Romney’s rebuttal to this totally evident, universally acknowledged truth was, “Nope. No, it won’t.”

Similarly with Romney’s plan to cover pre-existing conditions, you barely have to understand how to use a spoon to know that it’s crap and it won’t, and if he had a plan to force insurers to cover pre-existing conditions, it would require the Obamacare mandate and the Obamacare subisidies.

Romney’s rebuttal to this was, “Nope. It works. Don’t worry about it.”

I could go on, but by appearing blithely confident in his totally fictitious, inscrutable and unworkable policy positions, he clearly frustrated the president and won the night. 

More importantly, the debate format was so appallingly dumbed down and moderator Jim Lehrer of PBS so feckless and insipid, it’s hard to see how anyone benefited from anything said during the entire course of the night.

It’s not just that in the modern era a “moderator” should presumably have facts on hand if a candidate is bold enough to make the claim that, to use one example, Frank-Dodd financial reform closed down 122 “community and small” banks and is a “kiss to big New York banks.” What a total innovation it would be for the moderator to say, “Uh, your five biggest contributors are major Wall Street banks, so explain what Frank-Dodd does that closed those community banks and how it aids the larger firms. Go.”
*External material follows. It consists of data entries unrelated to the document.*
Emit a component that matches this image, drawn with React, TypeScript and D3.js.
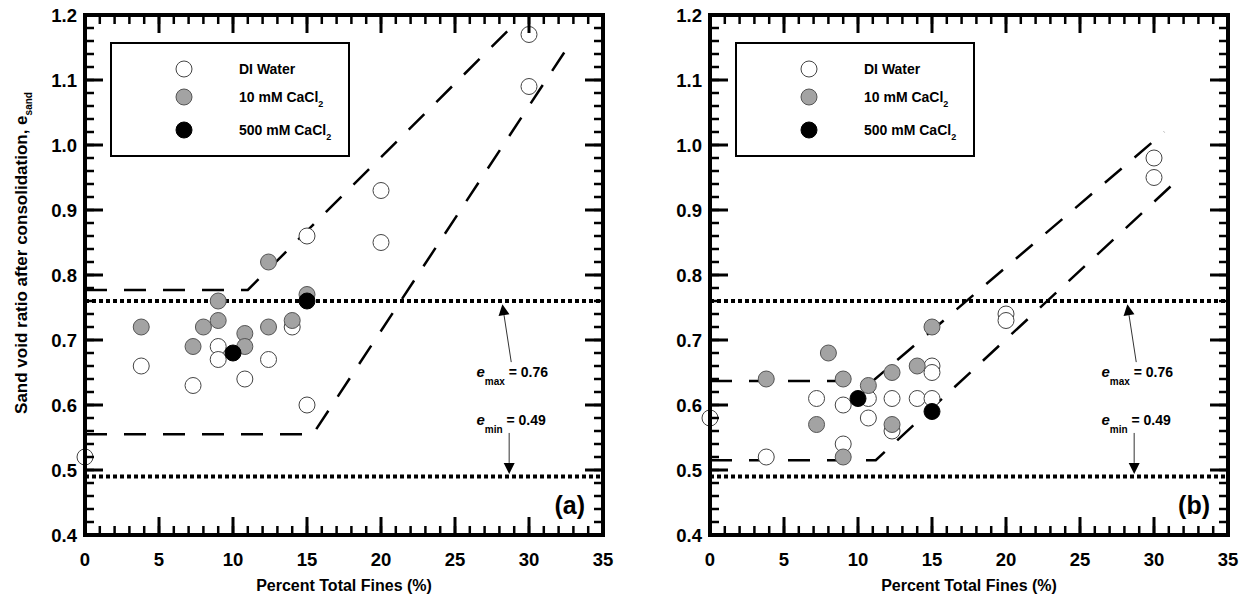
import React from "react";
import * as d3 from "d3";

type Pt = [number, number];

// Axis ranges and tick values
const X_DOMAIN: [number, number] = [0, 35];
const Y_DOMAIN: [number, number] = [0.4, 1.2];
const X_MAJOR = [0, 5, 10, 15, 20, 25, 30, 35];
const Y_MAJOR = [0.4, 0.5, 0.6, 0.7, 0.8, 0.9, 1.0, 1.1, 1.2];
const X_MINOR = d3.range(0, 35.001, 1);
const Y_MINOR = d3.range(0.4, 1.2001, 0.02);

const E_MAX = 0.76;
const E_MIN = 0.49;

// Panel (a)
const aDI: Pt[] = [
  [0, 0.52], [3.8, 0.66], [7.3, 0.63], [9, 0.69], [9, 0.67], [10.8, 0.64],
  [12.4, 0.67], [14, 0.72], [15, 0.6], [15, 0.86], [20, 0.93], [20, 0.85],
  [30, 1.17], [30, 1.09],
];
const aCa10: Pt[] = [
  [3.8, 0.72], [7.3, 0.69], [8, 0.72], [9, 0.76], [9, 0.73], [10.8, 0.71],
  [10.8, 0.69], [12.4, 0.82], [12.4, 0.72], [14, 0.73], [15, 0.77],
];
const aCa500: Pt[] = [[10, 0.68], [15, 0.76]];
const aUpper: Pt[] = [[0, 0.777], [11, 0.777], [29.2, 1.19]];
const aLower: Pt[] = [[0, 0.555], [15.4, 0.555], [32.6, 1.15]];

// Panel (b)
const bDI: Pt[] = [
  [0, 0.58], [3.8, 0.52], [7.2, 0.61], [9, 0.6], [9, 0.54], [10.7, 0.61],
  [10.7, 0.58], [12.3, 0.61], [12.3, 0.56], [14, 0.61], [15, 0.66],
  [15, 0.65], [15, 0.61], [20, 0.74], [20, 0.73], [30, 0.98], [30, 0.95],
];
const bCa10: Pt[] = [
  [3.8, 0.64], [7.2, 0.57], [8, 0.68], [9, 0.64], [9, 0.52], [10.7, 0.63],
  [12.3, 0.65], [12.3, 0.57], [14, 0.66], [15, 0.72],
];
const bCa500: Pt[] = [[10, 0.61], [15, 0.59]];
const bUpper: Pt[] = [[0, 0.637], [11, 0.637], [30.7, 1.02]];
const bLower: Pt[] = [[0, 0.515], [11.2, 0.515], [31.3, 0.94]];

const FONT = "Arial, 'Liberation Sans', Helvetica, sans-serif";
const TOP = 15;
const BOTTOM = 535;
const R = 8;

const SERIES_STYLE = {
  di: { fill: "#ffffff", stroke: "#444" },
  ca10: { fill: "#a3a3a3", stroke: "#555" },
  ca500: { fill: "#000000", stroke: "#000" },
};

interface PanelProps {
  left: number;
  right: number;
  tag: string;
  di: Pt[];
  ca10: Pt[];
  ca500: Pt[];
  upper: Pt[];
  lower: Pt[];
  showYTitle: boolean;
}

function Arrow({ x1, y1, x2, y2 }: { x1: number; y1: number; x2: number; y2: number }) {
  const ang = Math.atan2(y2 - y1, x2 - x1);
  const L = 11;
  const W = 5.5;
  const bx = x2 - L * Math.cos(ang);
  const by = y2 - L * Math.sin(ang);
  const px = -Math.sin(ang) * W;
  const py = Math.cos(ang) * W;
  return (
    <g>
      <line x1={x1} y1={y1} x2={bx} y2={by} stroke="#333" strokeWidth={1} />
      <path d={`M${x2},${y2}L${bx + px},${by + py}L${bx - px},${by - py}Z`} fill="#000" />
    </g>
  );
}

function Panel(p: PanelProps) {
  const x = d3.scaleLinear().domain(X_DOMAIN).range([p.left, p.right]);
  const y = d3.scaleLinear().domain(Y_DOMAIN).range([BOTTOM, TOP]);
  const line = d3.line<Pt>().x((d) => x(d[0])).y((d) => y(d[1]));
  const cx = (p.left + p.right) / 2;
  const legX = p.left + 26;
  const legY = 43;

  const dots = (pts: Pt[], s: { fill: string; stroke: string }) =>
    pts.map((d, i) => (
      <circle key={i} cx={x(d[0])} cy={y(d[1])} r={R} fill={s.fill} stroke={s.stroke} strokeWidth={1} />
    ));

  return (
    <g>
      {/* reference void ratio lines */}
      {[E_MAX, E_MIN].map((v) => (
        <line key={v} x1={x(0)} x2={x(35)} y1={y(v)} y2={y(v)} stroke="#000" strokeWidth={4} strokeDasharray="4 3" />
      ))}
      {/* envelopes */}
      {[p.upper, p.lower].map((l, i) => (
        <path key={i} d={line(l) || ""} fill="none" stroke="#000" strokeWidth={2.5} strokeDasharray="22 17" />
      ))}

      {dots(p.di, SERIES_STYLE.di)}
      {dots(p.ca10, SERIES_STYLE.ca10)}
      {dots(p.ca500, SERIES_STYLE.ca500)}

      {/* minor and major ticks on all four sides, pointing inward */}
      <g stroke="#000" strokeWidth={2.5}>
        {Y_MINOR.map((v, i) => (
          <g key={"ym" + i}>
            <line x1={p.left} x2={p.left + 9} y1={y(v)} y2={y(v)} />
            <line x1={p.right} x2={p.right - 9} y1={y(v)} y2={y(v)} />
          </g>
        ))}
        {Y_MAJOR.map((v) => (
          <g key={"yM" + v}>
            <line x1={p.left} x2={p.left + 18} y1={y(v)} y2={y(v)} strokeWidth={3} />
            <line x1={p.right} x2={p.right - 18} y1={y(v)} y2={y(v)} strokeWidth={3} />
          </g>
        ))}
        {X_MINOR.map((v) => (
          <g key={"xm" + v}>
            <line y1={BOTTOM} y2={BOTTOM - 9} x1={x(v)} x2={x(v)} />
            <line y1={TOP} y2={TOP + 9} x1={x(v)} x2={x(v)} />
          </g>
        ))}
        {X_MAJOR.map((v) => (
          <g key={"xM" + v}>
            <line y1={BOTTOM} y2={BOTTOM - 18} x1={x(v)} x2={x(v)} strokeWidth={3} />
            <line y1={TOP} y2={TOP + 18} x1={x(v)} x2={x(v)} strokeWidth={3} />
          </g>
        ))}
      </g>
      <rect x={p.left} y={TOP} width={p.right - p.left} height={BOTTOM - TOP} fill="none" stroke="#000" strokeWidth={4} />

      {/* tick labels */}
      <g fontFamily={FONT} fontWeight="bold" fontSize={18.5} fill="#000">
        {Y_MAJOR.map((v) => (
          <text key={"yl" + v} x={p.left - 8} y={y(v)} dy="0.36em" textAnchor="end">
            {v.toFixed(1)}
          </text>
        ))}
        {X_MAJOR.map((v) => (
          <text key={"xl" + v} x={x(v)} y={BOTTOM + 31} textAnchor="middle">
            {v}
          </text>
        ))}
      </g>
      <text x={cx} y={BOTTOM + 56} textAnchor="middle" fontFamily={FONT} fontWeight="bold" fontSize={16}>
        Percent Total Fines (%)
      </text>
      {p.showYTitle && (
        <text transform={`translate(27,${(TOP + BOTTOM) / 2 - 22}) rotate(-90)`} textAnchor="middle" fontFamily={FONT} fontWeight="bold" fontSize={17}>
          Sand void ratio after consolidation, e
          <tspan fontSize={10} dy={5}>sand</tspan>
        </text>
      )}

      {/* legend */}
      <rect x={legX} y={legY} width={238} height={113} fill="#fff" stroke="#000" strokeWidth={2} />
      {[
        { s: SERIES_STYLE.di, label: "DI Water", sub: "", dy: 26 },
        { s: SERIES_STYLE.ca10, label: "10 mM CaCl", sub: "2", dy: 54 },
        { s: SERIES_STYLE.ca500, label: "500 mM CaCl", sub: "2", dy: 87 },
      ].map((e, i) => (
        <g key={i}>
          <circle cx={legX + 73} cy={legY + e.dy} r={R} fill={e.s.fill} stroke={e.s.stroke} strokeWidth={1} />
          <text x={legX + 128} y={legY + e.dy + 5} fontFamily={FONT} fontWeight="bold" fontSize={14}>
            {e.label}
            {e.sub && <tspan fontSize={9} dy={5}>{e.sub}</tspan>}
          </text>
        </g>
      ))}

      {/* e_max / e_min annotations */}
      <g fontFamily={FONT} fontWeight="bold" fill="#000">
        <text x={x(26.45)} y={y(0.643)} fontSize={15}>
          <tspan fontStyle="italic">e</tspan>
          <tspan fontSize={10} dy={8}>max</tspan>
          <tspan fontSize={14} dy={-8}>{` = ${E_MAX.toFixed(2)}`}</tspan>
        </text>
        <text x={x(26.45)} y={y(0.569)} fontSize={15}>
          <tspan fontStyle="italic">e</tspan>
          <tspan fontSize={10} dy={8}>min</tspan>
          <tspan fontSize={14} dy={-8}>{` = ${E_MIN.toFixed(2)}`}</tspan>
        </text>
      </g>
      <Arrow x1={x(28.8)} y1={y(0.666)} x2={x(28.2)} y2={y(0.755)} />
      <Arrow x1={x(28.66)} y1={y(0.557)} x2={x(28.66)} y2={y(0.494)} />

      <text x={p.right - 18} y={BOTTOM - 21} textAnchor="end" fontFamily={FONT} fontWeight="bold" fontSize={25}>
        {p.tag}
      </text>
    </g>
  );
}

export default function App() {
  return (
    <svg width={1250} height={601} style={{ position: "absolute", left: 0, top: 0, background: "#fff" }}>
      <rect width={1250} height={601} fill="#fff" />
      <Panel left={85} right={603} tag="(a)" di={aDI} ca10={aCa10} ca500={aCa500} upper={aUpper} lower={aLower} showYTitle />
      <Panel left={710} right={1228} tag="(b)" di={bDI} ca10={bCa10} ca500={bCa500} upper={bUpper} lower={bLower} showYTitle={false} />
    </svg>
  );
}
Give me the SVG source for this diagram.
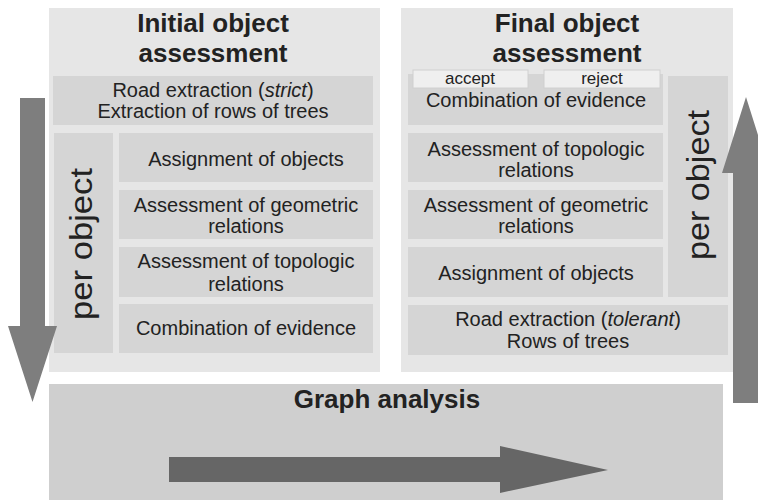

The media has focused on how the lump of narcotized clay that was Jim Lehrer was “steam-rolled” by the two candidates. However, what’s worse than how ill-prepared he was for moderating a debate in the age of the post-truth campaign, were his questions. What Lehrer asked the candidates should have embarrassed a ninth-grader taking his first civics class. With the two men running for control of the free world in front of him, here’s just a few of the weighty questions Lehrer posed:

• “What is your view about the level of federal regulation of the economy right now? Is there too much? And in your case, Mr. President, is there — should there be more?”

• “Governor Romney. You want it repealed. You want the Affordable Care Act repealed. Why?”

• “Mr. President, do you believe there's a fundamental difference between the two of you as to how you view the mission of the federal government?”

• “Does the federal government have a responsibility to improve the quality of public education in America?” 

• “Many of the legislative functions of the federal government right now are in a state of paralysis as a result of partisan gridlock. If elected, in your case, if re-elected, in your case, what would you do about that?”

I’m sorry—I wasn’t aware that my Great Aunt Edna, whose only political information comes from “Dancing with the Stars”, was moderating presidential debates now. I thought we only let adults vote in this country and not eight-year-olds who need questions like: “Government. Good? Medium-good? Not-so-good? Your thoughts.” 

To say that just about anyone I follow on Twitter could have asked more interesting, specific and important questions than Lehrer is the understatement of the election. I won’t even begin to start frothing at the mouth about how Lehrer never breathed a word about climate change, immigration, reproductive rights, or any of the other myriad topics that got sucked into a vortex of bullshit and never appeared.

Here’s a wacky innovation: instead of trotting out old, information-free white men to run debates how about we get actual, you know, policy experts to come out and grill candidates? Someone who could call Romney on every fictitious, nonsense answer he gave and then turn to Obama and say, “Mr. President, the financial crisis started in housing and so far your housing policies have been an abject failure. We have about a decade worth of foreclosures still to sort through, what would you do about housing in a second term?”

If you’re just going to waste everyone’s time by getting in front of candidates and giving them an excuse to recite pablum from their stump speeches, what the motherf***ing f*** is the point of having a debate?